Minister of Foreign Affairs Darren Henfield said yesterday 1,602 passports have been reissued following Hurricane Dorian.
“Mr. Speaker, this is a good place to thank the public officials who worked very hard in assisting with the replacement of so many documents in the wake of Dorian,” Henfield said.
“As I indicated, the Passport Office, Mr. Speaker, replaced some 1,602 passports between the third and 30th of September. Four hundred and eight [in] Grand Bahama. One thousand one hundred and twenty-two from the islands and cays of Abaco.”
Henfield gave the breakdown during his contribution to the Hurricane Dorian (Replacement of Government Issued Documents Exemption from Fees) Bill, 2019, in the House of Assembly.

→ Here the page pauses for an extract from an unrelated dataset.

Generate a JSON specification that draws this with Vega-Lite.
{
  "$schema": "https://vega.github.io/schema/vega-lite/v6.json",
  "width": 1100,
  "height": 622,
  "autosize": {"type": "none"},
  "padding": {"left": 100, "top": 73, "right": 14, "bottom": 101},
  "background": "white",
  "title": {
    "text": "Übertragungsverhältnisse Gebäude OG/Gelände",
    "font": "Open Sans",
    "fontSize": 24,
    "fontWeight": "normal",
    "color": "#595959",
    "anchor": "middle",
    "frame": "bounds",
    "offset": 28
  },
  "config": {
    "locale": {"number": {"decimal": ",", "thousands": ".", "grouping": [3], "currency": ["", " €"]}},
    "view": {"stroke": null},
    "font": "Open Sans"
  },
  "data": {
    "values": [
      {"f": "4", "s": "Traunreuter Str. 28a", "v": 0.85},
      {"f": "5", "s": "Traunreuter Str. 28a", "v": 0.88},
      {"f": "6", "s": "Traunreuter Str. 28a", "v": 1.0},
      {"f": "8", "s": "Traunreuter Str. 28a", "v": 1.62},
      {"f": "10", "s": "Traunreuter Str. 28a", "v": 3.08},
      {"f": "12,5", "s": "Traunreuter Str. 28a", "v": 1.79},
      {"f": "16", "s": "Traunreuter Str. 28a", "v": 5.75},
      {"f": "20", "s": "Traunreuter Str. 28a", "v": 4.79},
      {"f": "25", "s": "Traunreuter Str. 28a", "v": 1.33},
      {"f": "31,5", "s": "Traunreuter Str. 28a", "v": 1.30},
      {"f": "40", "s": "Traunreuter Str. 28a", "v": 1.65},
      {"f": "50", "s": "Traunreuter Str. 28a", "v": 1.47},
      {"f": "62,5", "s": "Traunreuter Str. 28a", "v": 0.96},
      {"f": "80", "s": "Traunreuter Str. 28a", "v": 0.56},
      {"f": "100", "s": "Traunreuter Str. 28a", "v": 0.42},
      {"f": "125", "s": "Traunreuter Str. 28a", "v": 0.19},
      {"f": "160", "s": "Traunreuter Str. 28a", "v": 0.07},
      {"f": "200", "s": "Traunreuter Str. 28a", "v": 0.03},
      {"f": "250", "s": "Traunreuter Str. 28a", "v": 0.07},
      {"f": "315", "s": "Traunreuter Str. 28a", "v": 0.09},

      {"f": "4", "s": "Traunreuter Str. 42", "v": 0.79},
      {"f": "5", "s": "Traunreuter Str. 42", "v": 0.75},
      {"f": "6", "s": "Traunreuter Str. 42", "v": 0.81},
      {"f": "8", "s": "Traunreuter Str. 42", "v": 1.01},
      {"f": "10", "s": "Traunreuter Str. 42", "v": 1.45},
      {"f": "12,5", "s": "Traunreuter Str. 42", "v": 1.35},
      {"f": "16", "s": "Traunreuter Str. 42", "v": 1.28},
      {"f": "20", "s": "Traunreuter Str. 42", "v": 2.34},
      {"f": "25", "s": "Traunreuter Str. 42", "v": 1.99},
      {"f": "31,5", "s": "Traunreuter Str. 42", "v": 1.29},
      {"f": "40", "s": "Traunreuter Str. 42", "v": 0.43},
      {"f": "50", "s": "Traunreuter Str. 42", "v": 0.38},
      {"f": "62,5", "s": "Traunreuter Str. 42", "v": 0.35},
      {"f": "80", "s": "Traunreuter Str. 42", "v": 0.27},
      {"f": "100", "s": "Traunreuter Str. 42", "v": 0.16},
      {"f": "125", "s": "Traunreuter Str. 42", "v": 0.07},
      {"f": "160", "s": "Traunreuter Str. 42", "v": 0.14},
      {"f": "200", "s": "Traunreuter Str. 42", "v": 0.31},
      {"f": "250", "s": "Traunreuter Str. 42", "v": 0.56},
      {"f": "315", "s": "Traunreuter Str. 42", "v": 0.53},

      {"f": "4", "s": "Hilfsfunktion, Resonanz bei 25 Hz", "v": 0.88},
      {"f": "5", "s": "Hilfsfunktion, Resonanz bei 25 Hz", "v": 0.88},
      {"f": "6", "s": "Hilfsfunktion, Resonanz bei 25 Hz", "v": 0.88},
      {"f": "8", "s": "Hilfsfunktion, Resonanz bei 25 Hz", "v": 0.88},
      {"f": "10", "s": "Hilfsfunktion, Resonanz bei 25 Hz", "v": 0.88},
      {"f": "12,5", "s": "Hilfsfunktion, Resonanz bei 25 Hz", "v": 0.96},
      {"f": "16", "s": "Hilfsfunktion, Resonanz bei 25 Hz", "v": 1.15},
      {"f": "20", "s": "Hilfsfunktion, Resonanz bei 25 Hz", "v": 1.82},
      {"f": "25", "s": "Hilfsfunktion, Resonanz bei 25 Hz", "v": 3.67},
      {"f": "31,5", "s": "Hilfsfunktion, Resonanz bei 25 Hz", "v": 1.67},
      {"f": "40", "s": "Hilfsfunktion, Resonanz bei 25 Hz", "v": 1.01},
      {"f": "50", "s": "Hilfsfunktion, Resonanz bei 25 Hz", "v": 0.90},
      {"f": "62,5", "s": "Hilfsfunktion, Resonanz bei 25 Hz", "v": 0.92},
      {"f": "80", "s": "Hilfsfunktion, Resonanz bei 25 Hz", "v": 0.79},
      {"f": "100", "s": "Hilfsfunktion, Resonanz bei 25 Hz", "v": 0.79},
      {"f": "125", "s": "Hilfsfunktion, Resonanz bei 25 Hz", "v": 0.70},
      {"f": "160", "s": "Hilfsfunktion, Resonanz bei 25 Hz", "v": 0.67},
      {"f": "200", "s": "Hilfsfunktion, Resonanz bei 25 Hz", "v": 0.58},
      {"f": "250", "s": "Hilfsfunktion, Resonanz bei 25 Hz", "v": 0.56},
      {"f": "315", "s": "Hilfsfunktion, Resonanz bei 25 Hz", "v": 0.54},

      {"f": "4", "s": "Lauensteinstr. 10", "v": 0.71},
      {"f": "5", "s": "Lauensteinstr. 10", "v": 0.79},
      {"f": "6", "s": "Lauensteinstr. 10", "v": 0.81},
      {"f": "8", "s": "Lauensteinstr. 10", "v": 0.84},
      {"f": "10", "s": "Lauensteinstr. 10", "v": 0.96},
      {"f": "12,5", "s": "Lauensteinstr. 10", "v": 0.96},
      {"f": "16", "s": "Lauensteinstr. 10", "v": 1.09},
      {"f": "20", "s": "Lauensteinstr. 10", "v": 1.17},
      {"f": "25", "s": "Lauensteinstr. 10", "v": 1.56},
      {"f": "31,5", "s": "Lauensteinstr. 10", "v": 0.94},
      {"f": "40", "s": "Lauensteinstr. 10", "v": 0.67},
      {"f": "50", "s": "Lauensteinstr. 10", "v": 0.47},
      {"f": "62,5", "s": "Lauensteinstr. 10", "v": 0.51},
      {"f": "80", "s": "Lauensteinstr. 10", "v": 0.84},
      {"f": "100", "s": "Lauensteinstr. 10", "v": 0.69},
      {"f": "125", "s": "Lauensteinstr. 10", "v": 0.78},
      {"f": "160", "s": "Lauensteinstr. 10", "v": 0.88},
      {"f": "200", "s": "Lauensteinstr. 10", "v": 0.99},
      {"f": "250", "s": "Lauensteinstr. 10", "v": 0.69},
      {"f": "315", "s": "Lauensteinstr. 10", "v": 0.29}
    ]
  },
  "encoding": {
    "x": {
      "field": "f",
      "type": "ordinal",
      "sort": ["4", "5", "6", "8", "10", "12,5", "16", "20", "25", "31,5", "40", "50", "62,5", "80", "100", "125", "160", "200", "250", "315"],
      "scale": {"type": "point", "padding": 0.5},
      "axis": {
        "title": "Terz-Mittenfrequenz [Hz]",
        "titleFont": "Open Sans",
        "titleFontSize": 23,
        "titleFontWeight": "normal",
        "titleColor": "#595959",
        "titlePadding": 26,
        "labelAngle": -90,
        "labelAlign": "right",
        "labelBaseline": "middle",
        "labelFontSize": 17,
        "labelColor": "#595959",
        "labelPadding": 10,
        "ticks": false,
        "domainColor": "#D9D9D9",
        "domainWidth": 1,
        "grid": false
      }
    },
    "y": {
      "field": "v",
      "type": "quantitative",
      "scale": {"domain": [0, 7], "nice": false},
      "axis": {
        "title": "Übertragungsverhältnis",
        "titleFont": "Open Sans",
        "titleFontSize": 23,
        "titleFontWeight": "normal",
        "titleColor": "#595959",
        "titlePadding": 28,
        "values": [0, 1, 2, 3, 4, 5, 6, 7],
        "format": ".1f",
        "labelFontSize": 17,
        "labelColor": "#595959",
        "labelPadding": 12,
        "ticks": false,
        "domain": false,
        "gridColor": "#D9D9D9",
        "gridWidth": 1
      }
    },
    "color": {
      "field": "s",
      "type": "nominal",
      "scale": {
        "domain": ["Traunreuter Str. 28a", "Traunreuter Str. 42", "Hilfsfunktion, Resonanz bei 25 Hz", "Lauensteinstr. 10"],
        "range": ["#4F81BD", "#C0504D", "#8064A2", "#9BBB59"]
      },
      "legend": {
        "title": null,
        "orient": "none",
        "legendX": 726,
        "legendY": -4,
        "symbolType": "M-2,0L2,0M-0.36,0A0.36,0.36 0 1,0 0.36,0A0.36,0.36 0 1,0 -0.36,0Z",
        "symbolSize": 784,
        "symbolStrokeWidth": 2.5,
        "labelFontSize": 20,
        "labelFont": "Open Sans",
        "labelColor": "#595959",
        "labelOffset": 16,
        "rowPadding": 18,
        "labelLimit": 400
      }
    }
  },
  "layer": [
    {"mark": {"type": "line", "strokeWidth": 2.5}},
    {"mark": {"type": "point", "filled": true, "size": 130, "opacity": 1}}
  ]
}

He described the bill, which was passed in the House yesterday, as “part of our journey toward reclaiming the things that we have lost in the storm”.

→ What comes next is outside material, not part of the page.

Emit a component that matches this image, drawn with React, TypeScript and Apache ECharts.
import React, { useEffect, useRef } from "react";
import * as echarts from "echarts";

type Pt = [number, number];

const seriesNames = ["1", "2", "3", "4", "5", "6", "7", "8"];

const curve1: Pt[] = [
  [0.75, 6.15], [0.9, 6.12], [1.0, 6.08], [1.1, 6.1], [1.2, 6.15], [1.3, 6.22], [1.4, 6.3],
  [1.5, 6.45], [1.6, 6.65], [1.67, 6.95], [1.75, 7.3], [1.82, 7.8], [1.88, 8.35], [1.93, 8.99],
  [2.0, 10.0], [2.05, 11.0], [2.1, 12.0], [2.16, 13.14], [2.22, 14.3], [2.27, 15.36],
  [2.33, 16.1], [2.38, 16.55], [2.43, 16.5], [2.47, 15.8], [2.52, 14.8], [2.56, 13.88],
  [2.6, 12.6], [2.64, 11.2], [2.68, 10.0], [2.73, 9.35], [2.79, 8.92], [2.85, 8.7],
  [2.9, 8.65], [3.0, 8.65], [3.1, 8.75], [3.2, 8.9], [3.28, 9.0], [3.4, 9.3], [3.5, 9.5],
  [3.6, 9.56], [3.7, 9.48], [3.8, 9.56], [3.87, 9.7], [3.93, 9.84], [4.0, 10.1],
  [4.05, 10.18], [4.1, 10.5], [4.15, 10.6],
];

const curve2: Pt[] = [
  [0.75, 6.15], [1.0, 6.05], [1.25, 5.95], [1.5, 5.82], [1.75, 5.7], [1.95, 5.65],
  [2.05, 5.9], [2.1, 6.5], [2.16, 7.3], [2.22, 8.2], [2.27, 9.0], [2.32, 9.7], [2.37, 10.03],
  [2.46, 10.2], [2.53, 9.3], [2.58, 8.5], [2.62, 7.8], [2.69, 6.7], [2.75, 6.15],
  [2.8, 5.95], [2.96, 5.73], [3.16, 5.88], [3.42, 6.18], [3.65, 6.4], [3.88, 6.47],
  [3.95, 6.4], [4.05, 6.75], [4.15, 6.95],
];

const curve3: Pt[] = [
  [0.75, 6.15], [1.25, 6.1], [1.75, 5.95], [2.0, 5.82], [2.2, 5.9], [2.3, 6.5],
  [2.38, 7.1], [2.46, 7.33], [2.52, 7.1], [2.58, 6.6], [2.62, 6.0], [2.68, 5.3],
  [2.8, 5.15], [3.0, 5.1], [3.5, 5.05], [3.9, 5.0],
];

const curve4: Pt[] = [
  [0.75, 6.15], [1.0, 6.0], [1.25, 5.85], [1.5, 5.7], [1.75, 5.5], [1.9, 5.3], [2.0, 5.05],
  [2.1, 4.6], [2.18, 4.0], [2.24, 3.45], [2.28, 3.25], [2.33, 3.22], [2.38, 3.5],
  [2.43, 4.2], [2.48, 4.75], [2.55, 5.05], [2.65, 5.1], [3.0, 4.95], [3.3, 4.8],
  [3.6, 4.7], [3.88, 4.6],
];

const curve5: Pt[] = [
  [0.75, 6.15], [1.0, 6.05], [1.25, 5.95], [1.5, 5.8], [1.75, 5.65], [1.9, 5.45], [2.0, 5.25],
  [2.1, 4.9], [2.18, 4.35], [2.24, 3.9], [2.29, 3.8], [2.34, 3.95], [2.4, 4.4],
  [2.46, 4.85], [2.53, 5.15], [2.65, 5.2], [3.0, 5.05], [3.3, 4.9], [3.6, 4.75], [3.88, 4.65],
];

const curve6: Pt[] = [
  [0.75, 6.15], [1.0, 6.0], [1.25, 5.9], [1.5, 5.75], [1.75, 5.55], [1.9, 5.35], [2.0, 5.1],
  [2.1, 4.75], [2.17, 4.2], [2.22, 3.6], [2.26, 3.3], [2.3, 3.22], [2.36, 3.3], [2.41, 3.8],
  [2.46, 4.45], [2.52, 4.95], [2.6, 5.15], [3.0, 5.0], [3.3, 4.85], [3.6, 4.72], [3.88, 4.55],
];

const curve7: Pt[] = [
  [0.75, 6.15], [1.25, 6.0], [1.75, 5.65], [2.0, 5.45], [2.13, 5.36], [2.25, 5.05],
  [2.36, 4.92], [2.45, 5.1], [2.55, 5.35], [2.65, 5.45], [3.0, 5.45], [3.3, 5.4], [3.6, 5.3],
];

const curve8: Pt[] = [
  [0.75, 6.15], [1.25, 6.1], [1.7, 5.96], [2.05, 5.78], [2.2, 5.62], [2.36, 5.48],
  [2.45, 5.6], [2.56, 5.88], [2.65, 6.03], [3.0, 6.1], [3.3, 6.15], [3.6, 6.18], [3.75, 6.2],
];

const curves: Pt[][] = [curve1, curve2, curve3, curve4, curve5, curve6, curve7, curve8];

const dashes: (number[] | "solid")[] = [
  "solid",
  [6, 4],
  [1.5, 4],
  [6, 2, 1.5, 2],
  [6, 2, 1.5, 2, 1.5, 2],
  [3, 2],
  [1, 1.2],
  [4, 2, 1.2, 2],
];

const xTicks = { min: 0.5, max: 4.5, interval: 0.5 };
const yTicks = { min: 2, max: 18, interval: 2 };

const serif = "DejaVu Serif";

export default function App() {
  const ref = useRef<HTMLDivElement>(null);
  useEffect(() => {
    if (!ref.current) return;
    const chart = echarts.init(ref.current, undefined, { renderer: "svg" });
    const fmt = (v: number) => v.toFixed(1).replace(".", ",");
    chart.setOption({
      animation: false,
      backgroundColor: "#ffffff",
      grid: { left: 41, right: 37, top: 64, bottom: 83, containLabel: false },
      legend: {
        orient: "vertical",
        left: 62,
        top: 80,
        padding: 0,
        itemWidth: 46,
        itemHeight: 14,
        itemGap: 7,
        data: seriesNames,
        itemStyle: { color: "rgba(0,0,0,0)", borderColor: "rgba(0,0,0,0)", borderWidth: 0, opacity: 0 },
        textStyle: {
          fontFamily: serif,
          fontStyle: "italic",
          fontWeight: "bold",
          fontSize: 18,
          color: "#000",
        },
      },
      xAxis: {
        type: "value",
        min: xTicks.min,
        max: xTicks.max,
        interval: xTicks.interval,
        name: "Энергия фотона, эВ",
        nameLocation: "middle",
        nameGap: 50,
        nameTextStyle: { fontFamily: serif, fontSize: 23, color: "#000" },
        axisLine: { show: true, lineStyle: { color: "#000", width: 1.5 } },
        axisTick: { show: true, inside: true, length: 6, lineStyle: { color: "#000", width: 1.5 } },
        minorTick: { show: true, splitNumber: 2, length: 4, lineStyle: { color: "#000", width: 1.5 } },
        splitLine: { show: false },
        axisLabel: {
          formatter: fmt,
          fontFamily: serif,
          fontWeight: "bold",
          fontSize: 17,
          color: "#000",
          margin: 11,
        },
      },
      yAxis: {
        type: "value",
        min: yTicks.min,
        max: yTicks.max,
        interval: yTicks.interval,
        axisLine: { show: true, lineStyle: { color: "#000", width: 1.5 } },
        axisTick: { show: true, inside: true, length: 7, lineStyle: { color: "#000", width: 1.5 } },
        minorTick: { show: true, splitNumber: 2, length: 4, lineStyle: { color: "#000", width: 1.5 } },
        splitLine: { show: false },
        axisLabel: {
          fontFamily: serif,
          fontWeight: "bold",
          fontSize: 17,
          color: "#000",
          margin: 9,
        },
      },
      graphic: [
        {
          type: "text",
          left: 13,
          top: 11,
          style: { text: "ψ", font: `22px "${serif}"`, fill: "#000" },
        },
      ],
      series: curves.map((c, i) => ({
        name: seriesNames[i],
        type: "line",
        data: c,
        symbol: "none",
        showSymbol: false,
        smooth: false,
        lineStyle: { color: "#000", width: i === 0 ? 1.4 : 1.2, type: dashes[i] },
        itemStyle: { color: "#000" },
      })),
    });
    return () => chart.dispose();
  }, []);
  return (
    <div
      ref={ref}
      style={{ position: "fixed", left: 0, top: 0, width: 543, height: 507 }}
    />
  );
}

“For all intents and purposes, it is deemed to have come into force on the second of September, the day after Dorian made landfall in the Abaco cays and subsequently went on to lash Grand Bahama,” said Henfield, who also serves as MP for North Abaco.
The bill, which was passed yesterday, will allow eligible people from areas impacted by Dorian to be exempted from paying fees to replace documents that were lost or damaged during the storm.
It proposes that individuals who wish to replace documents produce a utility bill with an address or another “satisfactory document showing the name and address” of the applicant.
Dorian devastated parts of Abaco and Grand Bahama in early September.
The storm left thousands displaced, hundreds missing and at least 65 dead.